--- begin RAW DATA ---

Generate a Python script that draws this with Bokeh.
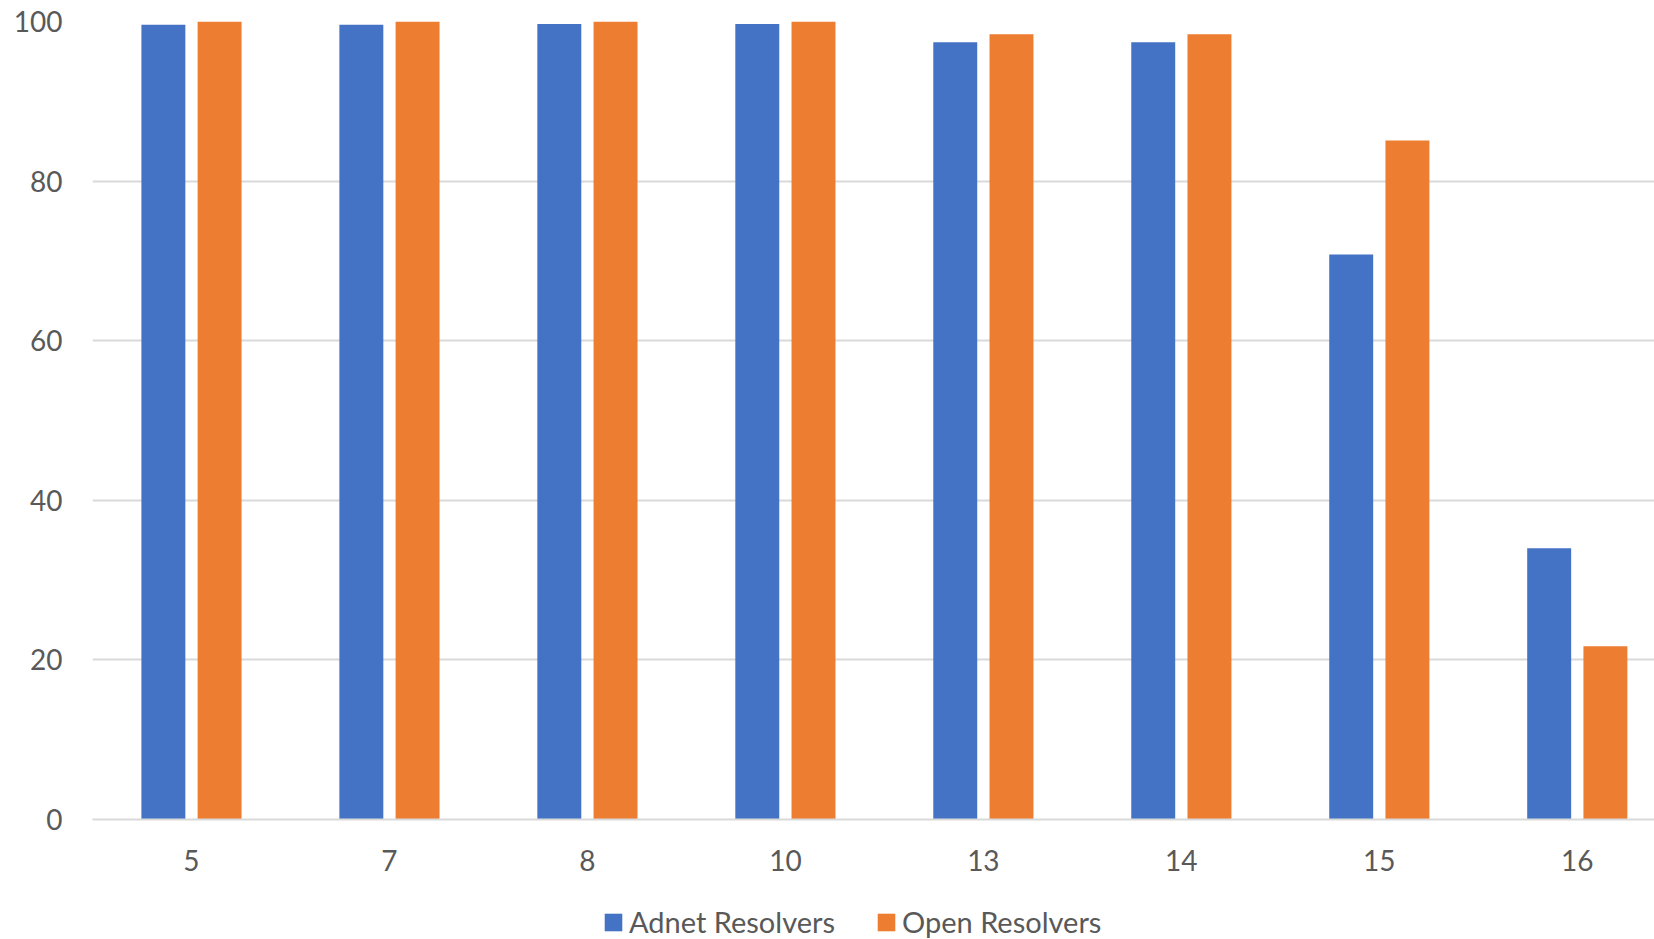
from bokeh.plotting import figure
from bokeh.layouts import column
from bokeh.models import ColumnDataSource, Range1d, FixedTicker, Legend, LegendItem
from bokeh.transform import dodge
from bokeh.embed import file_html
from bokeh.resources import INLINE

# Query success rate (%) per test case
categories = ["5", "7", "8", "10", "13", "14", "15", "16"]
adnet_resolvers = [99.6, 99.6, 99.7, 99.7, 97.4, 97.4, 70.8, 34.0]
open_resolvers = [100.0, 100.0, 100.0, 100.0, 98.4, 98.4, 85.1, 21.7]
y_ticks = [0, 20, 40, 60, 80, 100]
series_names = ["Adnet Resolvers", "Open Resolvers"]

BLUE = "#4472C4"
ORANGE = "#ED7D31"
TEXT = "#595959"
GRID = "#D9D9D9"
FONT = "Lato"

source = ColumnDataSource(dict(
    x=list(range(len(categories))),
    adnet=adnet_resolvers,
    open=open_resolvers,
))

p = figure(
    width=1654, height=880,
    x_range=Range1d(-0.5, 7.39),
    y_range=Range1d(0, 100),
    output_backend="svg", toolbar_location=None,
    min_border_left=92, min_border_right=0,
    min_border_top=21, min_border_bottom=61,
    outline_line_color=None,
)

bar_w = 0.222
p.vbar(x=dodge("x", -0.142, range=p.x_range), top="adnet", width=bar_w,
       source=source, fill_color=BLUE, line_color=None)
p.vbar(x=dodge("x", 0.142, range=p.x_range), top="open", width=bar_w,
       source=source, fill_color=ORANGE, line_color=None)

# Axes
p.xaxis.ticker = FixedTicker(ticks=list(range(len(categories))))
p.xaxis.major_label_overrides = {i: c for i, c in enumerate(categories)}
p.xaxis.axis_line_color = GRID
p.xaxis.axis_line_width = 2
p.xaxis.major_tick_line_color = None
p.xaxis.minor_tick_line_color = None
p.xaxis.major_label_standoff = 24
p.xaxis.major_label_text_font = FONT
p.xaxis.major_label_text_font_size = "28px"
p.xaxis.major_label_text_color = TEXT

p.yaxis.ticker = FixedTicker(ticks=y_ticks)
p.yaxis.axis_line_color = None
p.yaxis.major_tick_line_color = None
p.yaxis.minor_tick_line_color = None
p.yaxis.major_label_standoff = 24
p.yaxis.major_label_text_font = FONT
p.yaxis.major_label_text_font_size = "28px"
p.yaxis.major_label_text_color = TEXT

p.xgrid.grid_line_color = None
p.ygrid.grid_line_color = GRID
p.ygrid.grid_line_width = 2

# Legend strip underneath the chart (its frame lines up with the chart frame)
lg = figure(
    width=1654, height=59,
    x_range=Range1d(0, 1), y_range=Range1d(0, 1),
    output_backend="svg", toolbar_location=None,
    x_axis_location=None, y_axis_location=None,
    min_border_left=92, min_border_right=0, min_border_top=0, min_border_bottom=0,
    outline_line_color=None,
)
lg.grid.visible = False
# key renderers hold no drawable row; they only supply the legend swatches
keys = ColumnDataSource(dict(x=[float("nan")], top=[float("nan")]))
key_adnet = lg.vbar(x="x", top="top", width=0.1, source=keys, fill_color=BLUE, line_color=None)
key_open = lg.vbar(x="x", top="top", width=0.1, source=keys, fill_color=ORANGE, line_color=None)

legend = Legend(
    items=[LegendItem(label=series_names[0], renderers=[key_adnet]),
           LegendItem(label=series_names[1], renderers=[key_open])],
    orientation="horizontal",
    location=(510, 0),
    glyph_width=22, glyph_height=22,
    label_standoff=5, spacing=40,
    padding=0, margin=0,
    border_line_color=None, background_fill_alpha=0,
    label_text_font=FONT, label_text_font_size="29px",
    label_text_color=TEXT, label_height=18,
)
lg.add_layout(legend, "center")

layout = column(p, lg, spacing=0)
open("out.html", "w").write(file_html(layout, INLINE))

--- end RAW DATA ---

### EXERCISE DESCRIPTION
Find "with". Copy every line it occurs in.

### ANSWER TO THIS PROBLEM
Generate a Python script that draws this with Bokeh.
# Legend strip underneath the chart (its frame lines up with the chart frame)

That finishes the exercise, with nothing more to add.